Friday, November 13, 2015

When means are mistaken for ends in religion and philosophy


Nietzsche was right in saying that life is only a means to something, although I think he got the sacred ends somewhat wrong. Life is not only the means to “power,” which was Nietzsche's claim, life is the means for material life to evolve toward the sacred end of supermaterial Godhood. “Happiness” is the other choice thinkers make as the most basic motivation, but happiness is a secondary reaction which only uses happiness as an incentive for deeper goals.

The conscious world is only a small slice of what lies beneath, which first Nietzsche and later Freud understood. Consciousness itself arose to enhance the deeper goals of evolutionary success, including the deepest motivation and goal of the evolution of life to Godhood, which is described in theological materialism.

The means have been misunderstood as the object itself, without looking for the end that explains the necessity of the means.
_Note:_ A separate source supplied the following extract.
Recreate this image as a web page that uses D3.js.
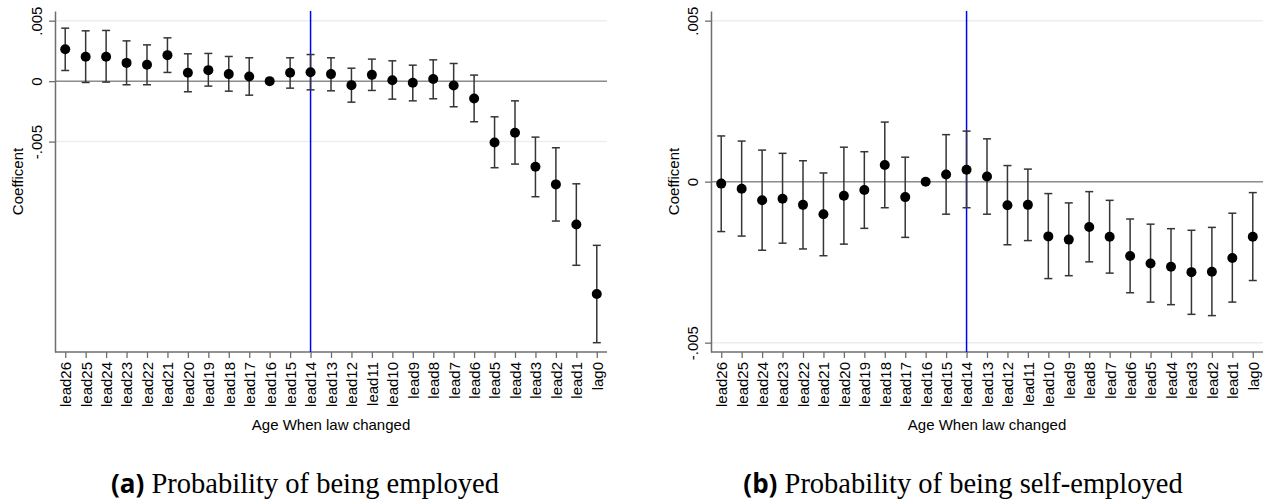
<!DOCTYPE html>
<html>
<head>
<meta charset="utf-8">
<script src="https://cdn.jsdelivr.net/npm/d3@7/dist/d3.min.js"></script>
<style>
  body { margin: 0; background: #fff; }
  svg { display: block; }
  text { font-family: "Liberation Sans", Arial, sans-serif; }
</style>
</head>
<body>
<svg width="1271" height="504"></svg>
<script>
// categories on the x axis
var categories = ["lead26","lead25","lead24","lead23","lead22","lead21","lead20","lead19","lead18",
    "lead17","lead16","lead15","lead14","lead13","lead12","lead11","lead10","lead9","lead8",
    "lead7","lead6","lead5","lead4","lead3","lead2","lead1","lag0"];

// (a) employed: coefficient, lower and upper CI
var empCoef = [0.00264, 0.00201, 0.00201, 0.00151, 0.00135, 0.00215, 0.00069, 0.00091, 0.00058,
    0.00039, 0, 0.00069, 0.00074, 0.00058, -0.00033, 0.00052, 0.00008, -0.00014, 0.00017,
    -0.00036, -0.00143, -0.00507, -0.00427, -0.00708, -0.00854, -0.01185, -0.0176];
var empLo = [0.00088, -0.00011, -0.00008, -0.0003, -0.0003, 0.00072, -0.00088, -0.00041, -0.00083,
    -0.00116, 0, -0.00058, -0.00072, -0.0008, -0.00174, -0.00077, -0.00149, -0.00163, -0.00146,
    -0.00212, -0.00336, -0.00716, -0.00686, -0.00956, -0.01157, -0.01523, -0.02163];
var empHi = [0.00438, 0.00416, 0.00419, 0.00333, 0.003, 0.00358, 0.00226, 0.00229, 0.00204,
    0.00193, 0, 0.00193, 0.0022, 0.00193, 0.00107, 0.00182, 0.00168, 0.00132, 0.00176,
    0.00146, 0.0005, -0.00295, -0.00163, -0.00463, -0.00551, -0.00849, -0.01358];

// (b) self-employed
var selfCoef = [-0.00006, -0.00022, -0.00058, -0.00053, -0.00072, -0.00101, -0.00044, -0.00026, 0.00052,
    -0.00048, 0, 0.00022, 0.00037, 0.00016, -0.00073, -0.00072, -0.0017, -0.0018, -0.00141,
    -0.00171, -0.00231, -0.00254, -0.00264, -0.00281, -0.0028, -0.00237, -0.00171];
var selfLo = [-0.00155, -0.00169, -0.00213, -0.00191, -0.00209, -0.0023, -0.00194, -0.00145, -0.00081,
    -0.00173, 0, -0.00101, -0.00081, -0.00101, -0.00196, -0.00183, -0.00301, -0.00292, -0.00249,
    -0.00284, -0.00345, -0.00374, -0.00382, -0.00412, -0.00416, -0.00374, -0.00307];
var selfHi = [0.00142, 0.00126, 0.00098, 0.00088, 0.00065, 0.00027, 0.00107, 0.00093, 0.00185,
    0.00076, 0, 0.00146, 0.00157, 0.00133, 0.0005, 0.00039, -0.00037, -0.00066, -0.00031,
    -0.00058, -0.00116, -0.00132, -0.00146, -0.00151, -0.00142, -0.00098, -0.00034];

var yTicks = [0.005, 0, -0.005];
var yTickLabels = [".005", "0", "-.005"];
var markerCat = "lead14";
var xTitle = "Age When law changed";
var yTitle = "Coefficent";

var svg = d3.select("svg");
var fmt = function(d) { return yTickLabels[yTicks.indexOf(d)]; };

function drawPanel(opt) {
    var x = d3.scalePoint().domain(categories).range([opt.left, opt.right]).padding(0.5);
    var y = d3.scaleLinear().domain(opt.domain).range([352, 11]);
    var g = svg.append("g");

    // light gridlines
    g.selectAll(".grid").data(yTicks).enter().append("line")
        .attr("x1", opt.left).attr("x2", opt.right)
        .attr("y1", function(d){ return y(d); }).attr("y2", function(d){ return y(d); })
        .attr("stroke", "#e9f0f2").attr("stroke-width", 1.5);

    // zero line
    g.append("line")
        .attr("x1", opt.left).attr("x2", opt.right)
        .attr("y1", y(0)).attr("y2", y(0))
        .attr("stroke", "#8e8e8e").attr("stroke-width", 1.5);

    // y axis
    var ya = g.append("g").attr("transform", "translate(" + opt.left + ",0)")
        .call(d3.axisLeft(y).tickValues(yTicks).tickFormat(fmt).tickSize(6).tickSizeOuter(0));
    ya.select(".domain").attr("stroke", "#6e6e6e").attr("stroke-width", 1.5);
    ya.selectAll(".tick line").attr("stroke", "#6e6e6e").attr("stroke-width", 1.3);
    ya.selectAll(".tick text")
        .attr("font-size", 15).attr("fill", "#000")
        .attr("text-anchor", "middle")
        .attr("x", null).attr("dy", null)
        .attr("transform", "translate(-13,0) rotate(-90)");

    // x axis
    var xa = g.append("g").attr("transform", "translate(0,352)")
        .call(d3.axisBottom(x).tickSize(6).tickSizeOuter(0));
    xa.select(".domain").attr("stroke", "#6e6e6e").attr("stroke-width", 1.5)
        .attr("d", "M" + opt.left + ",0H" + opt.right);
    xa.selectAll(".tick line").attr("stroke", "#6e6e6e").attr("stroke-width", 1.3);
    xa.selectAll(".tick text")
        .attr("font-size", 15).attr("fill", "#000")
        .attr("text-anchor", "end")
        .attr("y", null).attr("dy", "0.36em")
        .attr("transform", "translate(0,10) rotate(-90)");

    // vertical marker line
    g.append("line")
        .attr("x1", x(markerCat)).attr("x2", x(markerCat))
        .attr("y1", 11).attr("y2", 352)
        .attr("stroke", "#0000ff").attr("stroke-width", 1.5);

    // error bars
    var idx = d3.range(categories.length).filter(function(i){ return opt.lo[i] !== opt.hi[i]; });
    var bars = g.selectAll(".bar").data(idx).enter().append("g")
        .attr("stroke", "#353535").attr("stroke-width", 1.5);
    bars.append("line")
        .attr("x1", function(i){ return x(categories[i]); }).attr("x2", function(i){ return x(categories[i]); })
        .attr("y1", function(i){ return y(opt.lo[i]); }).attr("y2", function(i){ return y(opt.hi[i]); });
    bars.append("line")
        .attr("x1", function(i){ return x(categories[i]) - 4; }).attr("x2", function(i){ return x(categories[i]) + 4; })
        .attr("y1", function(i){ return y(opt.lo[i]); }).attr("y2", function(i){ return y(opt.lo[i]); });
    bars.append("line")
        .attr("x1", function(i){ return x(categories[i]) - 4; }).attr("x2", function(i){ return x(categories[i]) + 4; })
        .attr("y1", function(i){ return y(opt.hi[i]); }).attr("y2", function(i){ return y(opt.hi[i]); });

    // points
    g.selectAll(".pt").data(opt.coef).enter().append("circle")
        .attr("cx", function(d, i){ return x(categories[i]); })
        .attr("cy", function(d){ return y(d); })
        .attr("r", 5).attr("fill", "#000");

    // titles
    g.append("text")
        .attr("transform", "translate(" + (opt.left - 32) + ",181.5) rotate(-90)")
        .attr("text-anchor", "middle").attr("font-size", 15).text(yTitle);
    g.append("text")
        .attr("x", (opt.left + opt.right) / 2).attr("y", 430)
        .attr("text-anchor", "middle").attr("font-size", 15).text(xTitle);

    // caption
    var cap = g.append("text").attr("x", opt.capX).attr("y", 493).attr("text-anchor", "middle");
    cap.append("tspan").attr("font-family", "'Open Sans', sans-serif").attr("font-weight", 700)
        .attr("font-size", 26).text(opt.capTag);
    cap.append("tspan").attr("font-family", "'Liberation Serif', serif")
        .attr("font-size", 28.5).text("\u00a0" + opt.capText);
}

drawPanel({left: 55, right: 607, domain: [-0.0224, 0.0058],
    coef: empCoef, lo: empLo, hi: empHi,
    capX: 305, capTag: "(a)", capText: "Probability of being employed"});
drawPanel({left: 711, right: 1263, domain: [-0.00529, 0.0053],
    coef: selfCoef, lo: selfLo, hi: selfHi,
    capX: 963, capTag: "(b)", capText: "Probability of being self-employed"});
</script>
</body>
</html>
Nietzsche understood this, but he didn't quite affirm the most basic activation of the evolution of life toward Godhood, that is, the Godhood first insufficiency glimpsed in the religions which Nietzsche dismissed.

Our values need to relate to the conditions that preserve and enhance our ongoing evolution toward Godhood, then the means are not mistaken for the end. Religion need not be rejected but transformed from the ascetic God-Within of the Inward Path, to the evolution of life to real Godhood in the Outward Path.